On February 8, 2008, the day after the New York State Court of Appeals issued its ruling, the Fieros sought a declaratory judgment in federal District Court that FINRA has no authority to collect fines through judicial proceedings. In reply, FINRA filed a Counterclaim to enforce its fine under a breach of contract theory.
On March 30, 2009, the District Court granted FINRA's motion to dismiss, denied the Fieros' motion to dismiss FINRA's counterclaim, and ordered a judgment in FINRA's favor. The case then proceeded on appeal to the Second Circuit.

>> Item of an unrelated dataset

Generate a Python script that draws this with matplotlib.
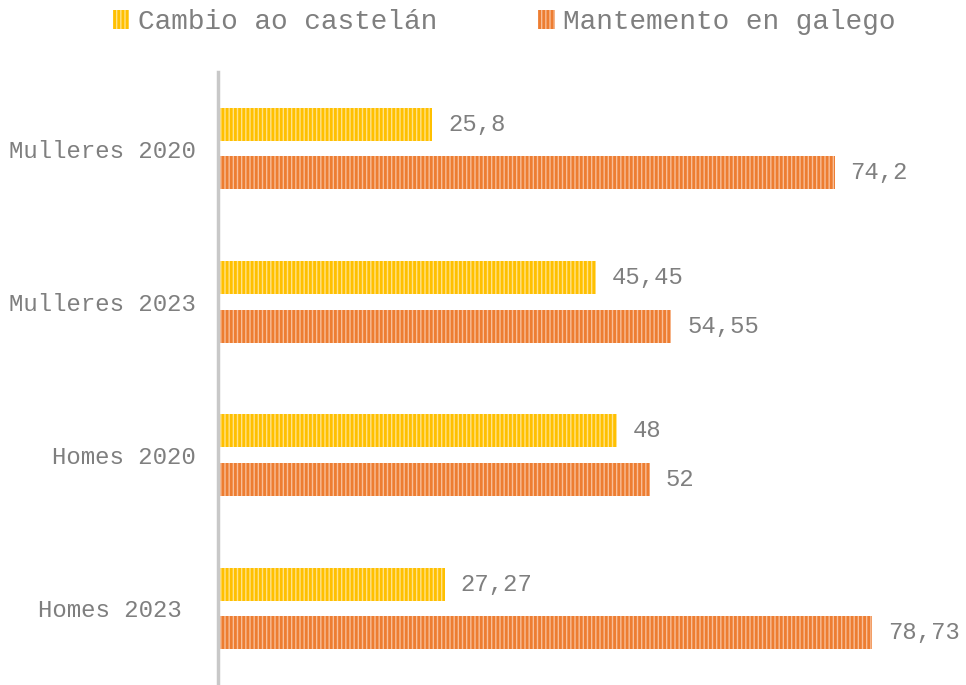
import matplotlib.pyplot as plt
import numpy as np

categorias = ["Mulleres 2020", "Mulleres 2023", "Homes 2020", "Homes 2023 "]
cambio = [25.8, 45.45, 48, 27.27]
mantemento = [74.2, 54.55, 52, 78.73]
etiquetas_cambio = ["25,8", "45,45", "48", "27,27"]
etiquetas_mantemento = ["74,2", "54,55", "52", "78,73"]

plt.rcParams['font.family'] = ['Liberation Mono', 'DejaVu Sans Mono']
plt.rcParams['hatch.linewidth'] = 2.0
gris = '#7f7f7f'

fig = plt.figure(figsize=(9.66, 6.85), dpi=100)
ax = fig.add_axes([218 / 966, 0, 748 / 966, 613 / 685])

y = np.arange(len(categorias))
alto = 0.215
desp = 0.158

b1 = ax.barh(y - desp, cambio, height=alto, color='#FFE28A', edgecolor='#FFC000',
             hatch='||||', linewidth=0, label='Cambio ao castelán')
b2 = ax.barh(y + desp, mantemento, height=alto, color='#F8BE98', edgecolor='#ED7D31',
             hatch='||||', linewidth=0, label='Mantemento en galego')

for i in range(len(categorias)):
    ax.text(cambio[i] + 1.9, y[i] - desp, etiquetas_cambio[i], va='center', ha='left',
            fontsize=17.2, color=gris)
    ax.text(mantemento[i] + 1.9, y[i] + desp, etiquetas_mantemento[i], va='center', ha='left',
            fontsize=17.2, color=gris)

ax.set_xlim(0, 90)
ax.set_ylim(3.5, -0.5)
ax.set_yticks(y)
ax.set_yticklabels(categorias, fontsize=17.3, color=gris)
ax.tick_params(axis='y', length=0, pad=16)
ax.set_xticks([])
for s in ['top', 'right', 'bottom']:
    ax.spines[s].set_visible(False)
ax.spines['left'].set_color('#c8c8c8')
ax.spines['left'].set_linewidth(2.5)

fig.legend(handles=[b1, b2], loc='center', bbox_to_anchor=(0.522, 1 - 22 / 685), ncol=2,
           frameon=False, fontsize=20, labelcolor=gris, handlelength=0.6, handleheight=0.7,
           handletextpad=0.3, columnspacing=3.65)

fig.savefig('out.png', dpi=100)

In reversing the District Court's dismissal of the Fieros' Complaint and ultimately vacating FINRA's million dollar judgment on its unpaid fine, the Circuit Court largely based its rationale upon the following analysis (as set forth starting at page 11 of the Decision) states:
[F]irst, FINRA's sanctions are appealable by an aggrieved party to the SEC and thereafter to the United States Courts of Appeals. Had Congress intended judicial enforcement, it would surely have provided for some specific relief other than leaving SRO's to common law proceedings in state courts or in federal district courts under diversity jurisdiction. Second, where FINRA enforces statutory or administrative rules, or enforces its own rules promulgated pursuant to statutory or administrative authority, it is exercising the powers granted to it under the Exchange Act. Indeed, FINRA's powers in that regard are subject to divestment by the SEC under Section 19(g)(2) of that Act. However, Congress gave the federal courts exclusive jurisdiction to enforce the Exchange Act, 15 U.S.C. § 78aa, and FINRA's breach of contract theory undermines that provision. FINRA contract enforcement actions may bristle with Exchange Act legal issues because the most serious fines levied by FINRA will be for member violations of the Act. For example, the Fieros were charged with a violation of Section 10(b) of that Act. State court enforcement of FINRA fines might well, therefore, entail interpretation of the Exchange Act notwithstanding the exclusive jurisdiction of the federal courts.
NOTE: The law firm of Gusrae Kaplan Nusbaum, PLLC represented Fiero in this case. I was a partner in that law firm.